Unpacking Design Thinking

We, society, are rabid consumers of technology. We have been described as the post-boredom era generation. This is not unique to young people. Adults are just as keen on social media and streaming services as the youth. Every time there is a problem at work, we look for a digital solution. We might find ourselves in a position of being bored less often than any previous generation, but it is my observation that we have never been so wary of boredom and loneliness. You may have seen the following meme;

I saw a guy at a coffee shop today. No phone. No tablet. No laptop. He just sat there.

Drinking coffee. Like a psychopath.

Google appears to know all the answers at the tap of a key. But what happens when the digital generation faces a problem that google or technology can’t solve? This is where schools take centre stage.

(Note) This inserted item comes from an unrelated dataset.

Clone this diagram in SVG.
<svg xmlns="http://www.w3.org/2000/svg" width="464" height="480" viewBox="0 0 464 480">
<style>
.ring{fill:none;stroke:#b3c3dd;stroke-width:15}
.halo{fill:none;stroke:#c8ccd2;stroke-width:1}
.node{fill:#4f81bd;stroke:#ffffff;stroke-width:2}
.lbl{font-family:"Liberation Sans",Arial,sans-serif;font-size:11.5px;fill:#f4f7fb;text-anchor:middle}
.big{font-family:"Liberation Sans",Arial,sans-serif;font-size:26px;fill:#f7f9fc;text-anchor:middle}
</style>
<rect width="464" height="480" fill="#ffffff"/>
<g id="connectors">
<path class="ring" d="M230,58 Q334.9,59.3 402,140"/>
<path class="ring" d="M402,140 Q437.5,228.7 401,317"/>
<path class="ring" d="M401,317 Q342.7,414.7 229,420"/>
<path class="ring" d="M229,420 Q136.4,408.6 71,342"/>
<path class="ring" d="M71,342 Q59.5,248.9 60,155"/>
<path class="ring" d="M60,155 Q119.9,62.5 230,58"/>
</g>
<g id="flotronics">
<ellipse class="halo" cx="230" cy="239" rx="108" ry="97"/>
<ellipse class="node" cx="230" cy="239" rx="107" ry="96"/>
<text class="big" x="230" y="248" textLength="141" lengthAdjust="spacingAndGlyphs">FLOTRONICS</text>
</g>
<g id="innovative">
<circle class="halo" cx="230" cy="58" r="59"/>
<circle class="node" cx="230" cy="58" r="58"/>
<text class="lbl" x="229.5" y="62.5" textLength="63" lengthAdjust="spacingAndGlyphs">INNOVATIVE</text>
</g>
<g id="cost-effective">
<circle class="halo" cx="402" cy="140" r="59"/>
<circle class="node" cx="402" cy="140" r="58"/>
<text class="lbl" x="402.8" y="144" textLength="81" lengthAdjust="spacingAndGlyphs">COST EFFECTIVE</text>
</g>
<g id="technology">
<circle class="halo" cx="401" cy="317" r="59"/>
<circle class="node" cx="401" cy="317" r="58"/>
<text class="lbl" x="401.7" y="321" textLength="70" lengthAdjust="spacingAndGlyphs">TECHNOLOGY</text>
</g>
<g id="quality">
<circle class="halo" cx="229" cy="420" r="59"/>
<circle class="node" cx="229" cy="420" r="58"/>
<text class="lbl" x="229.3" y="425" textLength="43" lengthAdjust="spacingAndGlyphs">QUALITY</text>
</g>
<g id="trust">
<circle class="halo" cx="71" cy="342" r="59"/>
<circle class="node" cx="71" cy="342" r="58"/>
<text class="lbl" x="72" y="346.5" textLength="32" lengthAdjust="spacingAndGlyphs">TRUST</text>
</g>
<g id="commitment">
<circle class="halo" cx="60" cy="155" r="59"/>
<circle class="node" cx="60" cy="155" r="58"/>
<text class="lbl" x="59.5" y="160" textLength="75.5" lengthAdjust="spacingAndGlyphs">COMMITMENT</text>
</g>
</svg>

At Grammar, we teach children to love solving problems. From the moment where they first say ‘I don’t know the answer!’ to savouring that moment of excitement when they say ‘what’s next?’ It’s remarkably simple; first, they define the problem, then they look for many and multiple creative solutions to solve the problem. The concept is so beautifully summed up in the quote below;

Between stimulus and response, there is a space. In that space is our power to choose our response. In our response lies our growth and our freedom.

Viktor Frankl

Creators of technologies are able to define complex problems, then look to find creative, empathetic solutions to the problem, then design and digitise a creative solution. Within the context of the future of technology and technological advancements, we know the importance of creating students who are creators and designers of technology, not just users.

Design Thinking

For decades, Stanford Professor Hayagreeva “Huggy” Rao has watched the principles of design thinking become mainstream. Corporations such as GE, Netflix, and Airbnb have embraced the concept. His courses on the subject at Stanford Graduate School of Business are quickly over-enrolled. Executives flock to the Customer-Focused Innovation program, which he co-founded with fellow professor of organisational behaviour Bob Sutton in 2006.

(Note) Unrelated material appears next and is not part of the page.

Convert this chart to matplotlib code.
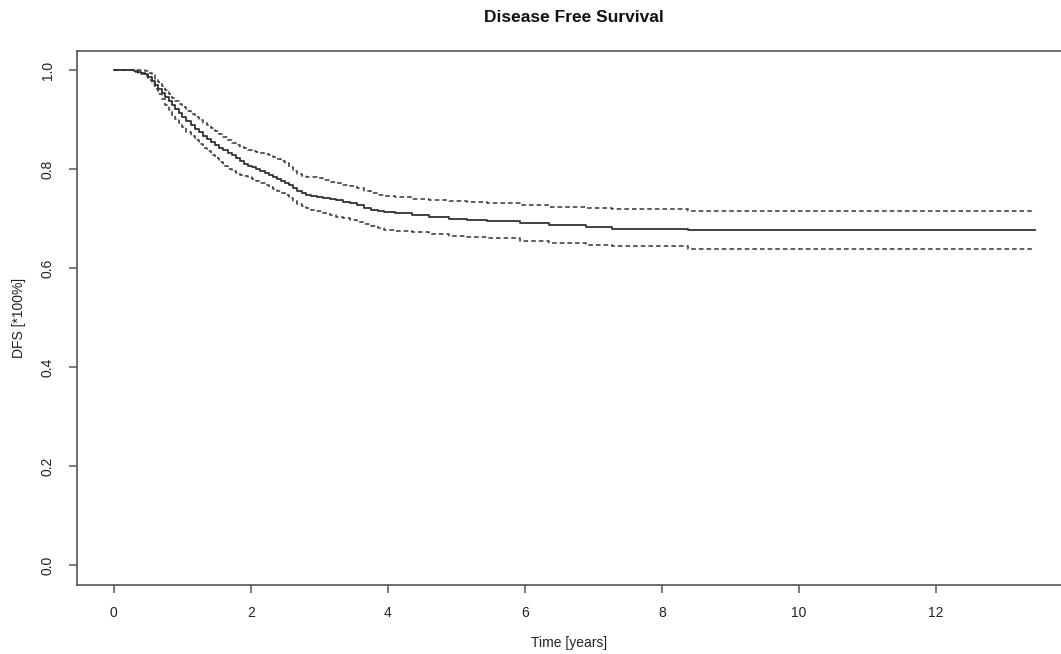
import matplotlib
matplotlib.use("Agg")
import matplotlib.pyplot as plt

plt.rcParams['font.family'] = ['Liberation Sans', 'DejaVu Sans']

# Kaplan-Meier estimate (years) with 95% confidence bounds
time_years = [0,
              0.30, 0.35, 0.40, 0.45, 0.50, 0.55, 0.60, 0.65, 0.70, 0.75,
              0.80, 0.85, 0.90, 0.95, 1.00,
              1.06, 1.12, 1.18, 1.24, 1.30, 1.36, 1.42, 1.48, 1.54, 1.60,
              1.66, 1.72, 1.78, 1.84, 1.90, 1.96, 2.02, 2.08, 2.14, 2.20,
              2.26, 2.32, 2.38, 2.44, 2.50, 2.56, 2.62, 2.68, 2.74, 2.80,
              2.88, 2.96, 3.05,
              3.15, 3.25, 3.35, 3.45, 3.55, 3.65, 3.75, 3.85, 3.95,
              4.10, 4.35, 4.60, 4.90, 5.15, 5.45, 5.93, 6.36, 6.90, 7.27, 8.38, 13.45]
dfs = [1.0,
       0.999, 0.997, 0.995, 0.992, 0.986, 0.979, 0.971, 0.963, 0.955, 0.946,
       0.937, 0.929, 0.921, 0.913, 0.905,
       0.897, 0.889, 0.882, 0.875, 0.868, 0.861, 0.855, 0.849, 0.843, 0.838,
       0.833, 0.828, 0.823, 0.817, 0.811, 0.807, 0.804, 0.800, 0.797, 0.793,
       0.789, 0.785, 0.781, 0.777, 0.772, 0.768, 0.762, 0.757, 0.752, 0.749,
       0.746, 0.743, 0.741,
       0.739, 0.737, 0.734, 0.731, 0.727, 0.722, 0.718, 0.715, 0.713,
       0.711, 0.707, 0.704, 0.700, 0.698, 0.695, 0.691, 0.687, 0.684, 0.680, 0.677, 0.677]
dfs_upper = [1.0,
             1.0, 1.0, 1.0, 0.999, 0.995, 0.990, 0.983, 0.976, 0.968, 0.960,
             0.952, 0.945, 0.938, 0.931, 0.925,
             0.918, 0.912, 0.906, 0.900, 0.894, 0.889, 0.884, 0.878, 0.872, 0.866,
             0.860, 0.854, 0.849, 0.846, 0.843, 0.839, 0.836, 0.834, 0.832, 0.830,
             0.828, 0.825, 0.821, 0.817, 0.812, 0.805, 0.797, 0.790, 0.787, 0.785,
             0.784, 0.782, 0.778,
             0.774, 0.772, 0.769, 0.766, 0.762, 0.757, 0.752, 0.748, 0.745,
             0.743, 0.740, 0.738, 0.735, 0.734, 0.732, 0.728, 0.724, 0.721, 0.719, 0.716, 0.716]
dfs_lower = [1.0,
             0.996, 0.994, 0.993, 0.988, 0.980, 0.972, 0.962, 0.952, 0.941, 0.930,
             0.920, 0.910, 0.901, 0.893, 0.885,
             0.876, 0.867, 0.859, 0.851, 0.843, 0.836, 0.829, 0.822, 0.814, 0.807,
             0.801, 0.796, 0.792, 0.789, 0.787, 0.784, 0.781, 0.777, 0.773, 0.768,
             0.764, 0.760, 0.756, 0.752, 0.748, 0.742, 0.735, 0.729, 0.725, 0.721,
             0.718, 0.716, 0.712,
             0.707, 0.704, 0.701, 0.698, 0.694, 0.690, 0.685, 0.681, 0.678,
             0.676, 0.673, 0.669, 0.666, 0.664, 0.662, 0.655, 0.651, 0.647, 0.644, 0.639, 0.639]

x_ticks = [0, 2, 4, 6, 8, 10, 12]
y_ticks = [0.0, 0.2, 0.4, 0.6, 0.8, 1.0]
y_ticklabels = ["0.0", "0.2", "0.4", "0.6", "0.8", "1.0"]

W, H = 1061, 654
fig = plt.figure(figsize=(W / 100, H / 100), dpi=100)
ax = fig.add_axes([77 / W, 69 / H, 995 / W, 534.5 / H])

line_col = '#333333'
ax.plot(time_years, dfs, drawstyle='steps-post', color=line_col, lw=1.3)
ax.plot(time_years, dfs_upper, drawstyle='steps-post', color=line_col, lw=1.1,
        linestyle=(0, (3, 2)))
ax.plot(time_years, dfs_lower, drawstyle='steps-post', color=line_col, lw=1.1,
        linestyle=(0, (3, 2)))

xmax = max(time_years)
ext = 0.04 * xmax
ax.set_xlim(-ext, xmax + ext)
ax.set_ylim(-0.04, 1.04)

ax.set_xticks(x_ticks)
ax.set_yticks(y_ticks)
ax.set_yticklabels(y_ticklabels, rotation=90, va='center')

for s in ax.spines.values():
    s.set_color('#555555')
    s.set_linewidth(1.2)

ax.tick_params(axis='both', direction='out', length=6, width=1.1,
               color='#555555', labelsize=10, labelcolor='#222222')
ax.tick_params(axis='x', pad=9)
ax.tick_params(axis='y', pad=10)

ax.set_xlabel("Time [years]", fontsize=10, color='#222222')
ax.xaxis.set_label_coords(492 / 995, -58 / 534.5)
ax.xaxis.label.set_va('center')
ax.set_ylabel("DFS [*100%]", fontsize=10, color='#222222')
ax.yaxis.set_label_coords(-58 / 995, 0.5)
ax.yaxis.label.set_va('center')

fig.text(573.5 / W, 1 - 17 / H, "Disease Free Survival", ha='center',
         va='center', fontsize=12.5, fontweight='bold', color='#111111')

fig.savefig("out.png", dpi=100)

Professor Rao would have been attending lectures on the other side of his university to where I attended my lectures. He would have been located at the creative heart of his campus at Stanford, and I was in the Maths and Sciences Buildings at the University of Queensland. Following an uninterrupted study of Sciences throughout my career, in 2017, I took a sharp turn and began studying design thinking. My conclusion is that teaching design thinking alongside the scientific method imbues students with creative confidence. It helps them to develop empathy and encourages them to take more intellectual risks. Design thinking enables students to dovetail their purposeful scientific method with divergent and creative innovation. Rao’s research shows that students who study design thinking demonstrate greater levels of creativity and confidence and the ability to take on perspectives beyond their own.

Design thinking is ultimately a good way to get people to choose the more curious and generous version of themselves.

Hayagreeva Rao

An unintended benefit is wellness. Professor Rao has seen how design thinking helps students to reimagine and reframe whatever problem is at hand. When students who have been taught design thinking get “stuck”, they take a more curious and generous view.

We should not underestimate the importance of design thinking being embedded in schools. School-aged students are old enough to understand the principles of design thinking but are still mentally flexible and open to divergent thinking.

Finally, Rao describes the far-reaching social implications of taking design thinking seriously — not just for schools and companies, but for citizens and countries, giving people access to more ideas and greater confidence to pursue them. To me, that is the real promise. What we need in society is more curiosity — the foundation of creativity, searching and questioning — and we need more generosity, which is the essence of compassion. Schools contribute to the future by creating workforce-ready graduates with skill capabilities in the areas of information technology, engineering, the sciences, and mathematics (STEM). However, this should not be at expense of the humanities, social sciences, or the creative and performing arts. The thread running through all these disciplines is the ability to think and to create.